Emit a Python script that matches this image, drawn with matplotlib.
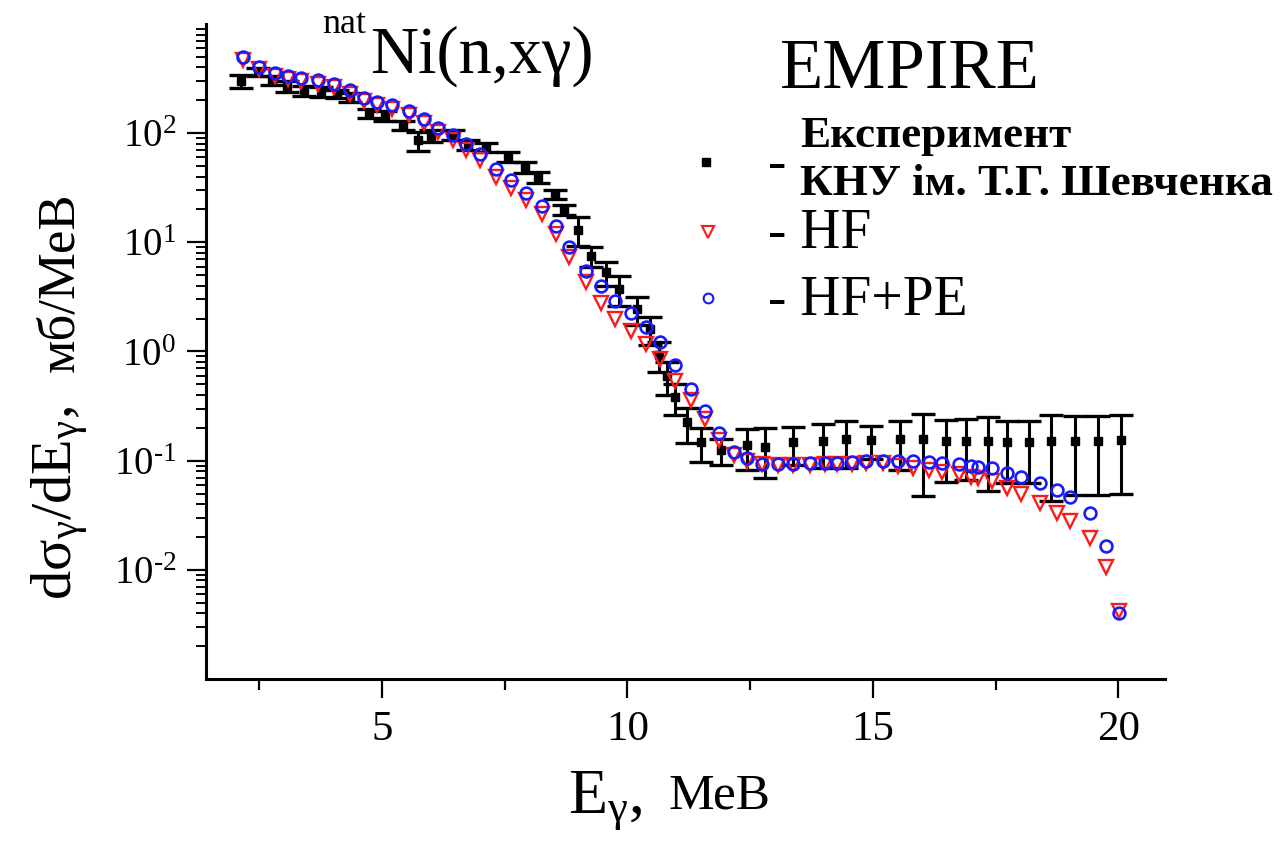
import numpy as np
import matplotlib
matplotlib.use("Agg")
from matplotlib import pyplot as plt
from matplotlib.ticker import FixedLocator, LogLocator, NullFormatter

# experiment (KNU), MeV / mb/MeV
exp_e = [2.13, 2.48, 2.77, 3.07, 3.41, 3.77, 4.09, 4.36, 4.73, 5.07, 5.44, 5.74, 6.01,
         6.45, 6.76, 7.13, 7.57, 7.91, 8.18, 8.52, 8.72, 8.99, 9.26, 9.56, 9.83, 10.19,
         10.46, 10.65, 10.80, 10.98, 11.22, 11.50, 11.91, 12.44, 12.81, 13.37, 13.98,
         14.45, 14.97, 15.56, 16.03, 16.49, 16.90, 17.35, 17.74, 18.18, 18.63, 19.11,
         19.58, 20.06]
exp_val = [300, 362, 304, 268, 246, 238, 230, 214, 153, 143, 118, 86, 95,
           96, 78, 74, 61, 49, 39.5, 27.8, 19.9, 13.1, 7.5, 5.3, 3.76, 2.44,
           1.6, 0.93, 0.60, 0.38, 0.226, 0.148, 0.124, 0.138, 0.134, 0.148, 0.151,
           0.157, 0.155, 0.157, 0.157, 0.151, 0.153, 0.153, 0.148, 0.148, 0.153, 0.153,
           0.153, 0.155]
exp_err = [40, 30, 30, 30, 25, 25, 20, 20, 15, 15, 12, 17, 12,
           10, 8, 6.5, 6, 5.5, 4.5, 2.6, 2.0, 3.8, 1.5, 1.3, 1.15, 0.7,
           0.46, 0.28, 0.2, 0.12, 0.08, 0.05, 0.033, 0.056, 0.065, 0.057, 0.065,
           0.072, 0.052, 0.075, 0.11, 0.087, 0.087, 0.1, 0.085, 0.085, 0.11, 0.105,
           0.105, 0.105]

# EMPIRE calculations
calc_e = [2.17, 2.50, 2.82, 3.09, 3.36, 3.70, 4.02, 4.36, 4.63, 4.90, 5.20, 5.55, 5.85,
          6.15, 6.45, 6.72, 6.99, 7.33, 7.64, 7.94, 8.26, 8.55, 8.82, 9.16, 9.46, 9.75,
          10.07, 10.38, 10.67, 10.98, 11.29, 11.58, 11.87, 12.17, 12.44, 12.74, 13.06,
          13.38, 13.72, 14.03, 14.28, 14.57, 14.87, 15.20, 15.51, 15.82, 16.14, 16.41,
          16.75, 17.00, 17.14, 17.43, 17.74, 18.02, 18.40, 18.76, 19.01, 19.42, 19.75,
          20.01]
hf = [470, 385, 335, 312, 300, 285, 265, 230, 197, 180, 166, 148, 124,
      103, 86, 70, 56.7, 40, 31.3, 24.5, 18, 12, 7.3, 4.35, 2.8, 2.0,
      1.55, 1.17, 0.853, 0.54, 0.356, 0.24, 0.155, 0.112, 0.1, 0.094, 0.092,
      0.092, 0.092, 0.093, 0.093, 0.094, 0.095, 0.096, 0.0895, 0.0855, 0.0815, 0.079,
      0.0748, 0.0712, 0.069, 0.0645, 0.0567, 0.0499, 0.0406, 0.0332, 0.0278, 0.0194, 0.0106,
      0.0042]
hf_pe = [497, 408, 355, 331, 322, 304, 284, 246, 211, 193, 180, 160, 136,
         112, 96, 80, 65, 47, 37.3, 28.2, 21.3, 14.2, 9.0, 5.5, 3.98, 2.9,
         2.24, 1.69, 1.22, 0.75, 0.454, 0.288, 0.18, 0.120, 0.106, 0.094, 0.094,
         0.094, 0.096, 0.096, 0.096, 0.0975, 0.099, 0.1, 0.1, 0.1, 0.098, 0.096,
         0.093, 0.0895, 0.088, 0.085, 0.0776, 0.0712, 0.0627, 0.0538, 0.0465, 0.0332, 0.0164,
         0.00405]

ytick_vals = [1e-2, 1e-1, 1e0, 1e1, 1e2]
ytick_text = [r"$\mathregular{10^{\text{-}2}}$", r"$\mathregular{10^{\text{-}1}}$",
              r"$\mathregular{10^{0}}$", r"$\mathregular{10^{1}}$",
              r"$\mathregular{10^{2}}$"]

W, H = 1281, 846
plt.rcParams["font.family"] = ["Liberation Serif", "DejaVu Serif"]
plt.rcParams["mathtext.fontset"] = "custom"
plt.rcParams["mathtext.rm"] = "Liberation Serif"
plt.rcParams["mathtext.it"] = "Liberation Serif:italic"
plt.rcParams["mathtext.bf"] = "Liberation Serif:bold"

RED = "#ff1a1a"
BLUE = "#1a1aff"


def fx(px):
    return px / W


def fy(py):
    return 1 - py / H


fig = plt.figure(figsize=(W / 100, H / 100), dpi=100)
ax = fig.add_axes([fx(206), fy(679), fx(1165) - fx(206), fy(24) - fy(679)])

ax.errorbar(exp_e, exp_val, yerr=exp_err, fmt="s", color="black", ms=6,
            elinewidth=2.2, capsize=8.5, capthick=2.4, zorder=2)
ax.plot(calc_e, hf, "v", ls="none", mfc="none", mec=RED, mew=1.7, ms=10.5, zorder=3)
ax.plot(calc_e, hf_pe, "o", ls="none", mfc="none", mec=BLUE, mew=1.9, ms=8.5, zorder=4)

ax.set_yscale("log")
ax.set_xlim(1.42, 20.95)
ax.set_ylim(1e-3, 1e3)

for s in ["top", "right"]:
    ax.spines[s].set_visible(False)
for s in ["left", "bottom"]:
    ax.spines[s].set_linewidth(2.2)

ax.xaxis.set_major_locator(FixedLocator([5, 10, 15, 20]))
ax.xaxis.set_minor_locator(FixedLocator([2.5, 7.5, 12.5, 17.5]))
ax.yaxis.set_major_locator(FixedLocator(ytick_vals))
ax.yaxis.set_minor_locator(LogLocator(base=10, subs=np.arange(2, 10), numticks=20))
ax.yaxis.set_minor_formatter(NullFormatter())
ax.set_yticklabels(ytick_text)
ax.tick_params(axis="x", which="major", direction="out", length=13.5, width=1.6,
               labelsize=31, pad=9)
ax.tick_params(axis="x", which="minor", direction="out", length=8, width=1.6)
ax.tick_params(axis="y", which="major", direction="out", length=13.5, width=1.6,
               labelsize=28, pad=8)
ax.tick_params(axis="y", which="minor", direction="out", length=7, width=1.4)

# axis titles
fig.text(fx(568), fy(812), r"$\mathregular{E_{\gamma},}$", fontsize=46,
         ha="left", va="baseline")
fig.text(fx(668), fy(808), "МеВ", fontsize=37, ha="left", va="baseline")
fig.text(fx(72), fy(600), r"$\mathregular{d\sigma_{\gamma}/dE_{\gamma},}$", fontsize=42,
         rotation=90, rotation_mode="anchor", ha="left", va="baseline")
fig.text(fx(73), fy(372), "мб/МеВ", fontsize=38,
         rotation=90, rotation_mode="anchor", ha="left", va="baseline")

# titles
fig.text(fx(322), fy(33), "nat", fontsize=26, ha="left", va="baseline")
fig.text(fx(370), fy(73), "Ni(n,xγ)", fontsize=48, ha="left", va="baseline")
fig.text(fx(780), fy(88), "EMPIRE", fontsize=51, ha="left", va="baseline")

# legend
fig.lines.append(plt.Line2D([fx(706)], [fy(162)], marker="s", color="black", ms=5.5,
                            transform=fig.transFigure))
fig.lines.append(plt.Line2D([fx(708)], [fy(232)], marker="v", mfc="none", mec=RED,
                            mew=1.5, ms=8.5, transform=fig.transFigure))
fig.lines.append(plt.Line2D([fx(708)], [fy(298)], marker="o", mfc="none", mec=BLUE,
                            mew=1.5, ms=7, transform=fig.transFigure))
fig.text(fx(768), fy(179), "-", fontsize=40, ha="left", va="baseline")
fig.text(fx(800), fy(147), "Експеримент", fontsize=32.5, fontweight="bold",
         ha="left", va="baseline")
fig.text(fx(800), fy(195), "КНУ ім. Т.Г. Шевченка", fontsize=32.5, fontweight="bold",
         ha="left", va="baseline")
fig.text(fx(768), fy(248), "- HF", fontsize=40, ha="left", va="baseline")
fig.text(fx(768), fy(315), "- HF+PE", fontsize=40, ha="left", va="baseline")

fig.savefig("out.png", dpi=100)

What is required
Please take the lines from the beginning of the data above through the line holding "from matplotlib.ticker import" and transcribe them exactly, without any pictures.

Task response
Emit a Python script that matches this image, drawn with matplotlib.
import numpy as np
import matplotlib
matplotlib.use("Agg")
from matplotlib import pyplot as plt
from matplotlib.ticker import FixedLocator, LogLocator, NullFormatter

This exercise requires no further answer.